The law in many states prohibiting the trial judge in charging the jury from commenting on the facts, deprives the jury of a disinterested analysis of the evidence by the trained mind of the only unbiased participant in the trial-the judge.

Our practice on appeals should be greatly simplified. The English system might well serve as a model. Let criminal appeals. take precedence over all other appeals. Let them be heard within thirty, or at the most, sixty days, on the typewritten record of the lower court's proceedings and an oral argument except in cases of extraordinary importance where the court of appeals requests a written brief and argument.

Parole laws can and should be as nearly automatic as possible thus avoiding the possibility of abuses too well known to need specific statement. In some states every conviction, except for murder, carries with it a minimum and a maximum sentence. A first offender with a perfect prison record automatically becomes eligible for parole at the expiration of his minimum sentence, a second offender at the end of a term of years fixed to expire between the minimum and maximum sentence and a third offender must serve the maximum sentence. Demerits for breaches of prison discipline are computed and added to the time at which the

prisoner would otherwise be eligible for parole. Only in most extreme cases can the fixed period and computation be varied.

The above are some of the more important procedural reforms in the administration of criminal justice which if made effective would in my opinion go far toward making the courts an efficient instrument to carry into effect the will of the community, assuming that that will is to insist that all violations of law be promptly and adequately punished.

As I have already indicated, it is that will of the community, or, in other words, the attitude of the general public toward the enforcement of law, with which I more particularly want to deal in this paper. Possibly because of the controversial nature of the question involved there has been a woeful dearth of outspoken, impartial utterance. Because of its bearing upon the fundamental question of preserving law and order in many of our communities, the time is ripe for a statement of the facts, scientifically and accurately ascertained, rather than prejudiced or interested individual or group opinion. The first step in that approach is to honestly recognize and appraise existing conditions.

The prevalent belief that there is a growing disrespect for law is, in a measure, but not entirely, well founded. Many, probably most, of the laws that exist for the protection of life and property are as respected today as they ever were. The trouble arises from the fact that certain laws have been enacted in recent years not at all aimed at eliminating things of moral turpitude, but rather for the purpose of regulating human conduct in certain matters regarding which there is in many parts of the country a dominant belief that the law-making authorities have no right to interfere. To obtain in all quarters respect for the innate quality of such laws is an impossible task.
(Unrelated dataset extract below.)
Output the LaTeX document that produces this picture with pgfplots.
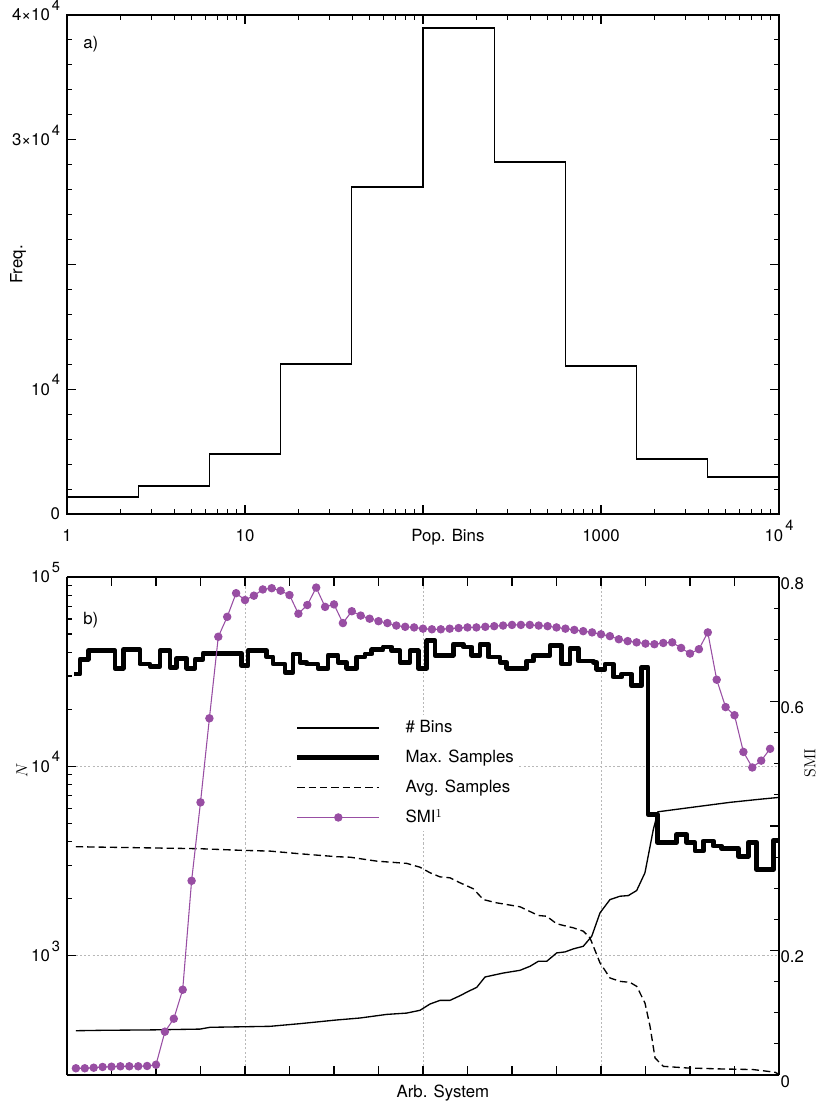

In the year 1920 Congress passed the Volstead Act which was intended to give vitality to the Eighteenth Amendment to the Federal Constitution which prohibited the sale and traffic in intoxicating liquor. The effect of the Eighteenth Amendment and the Volstead Act was to create new social inhibitions in several of the important industrial states. The consequences in those states of attempts to enforce this federal legislation, while startling to many, are but the natural results of the conditions in those states.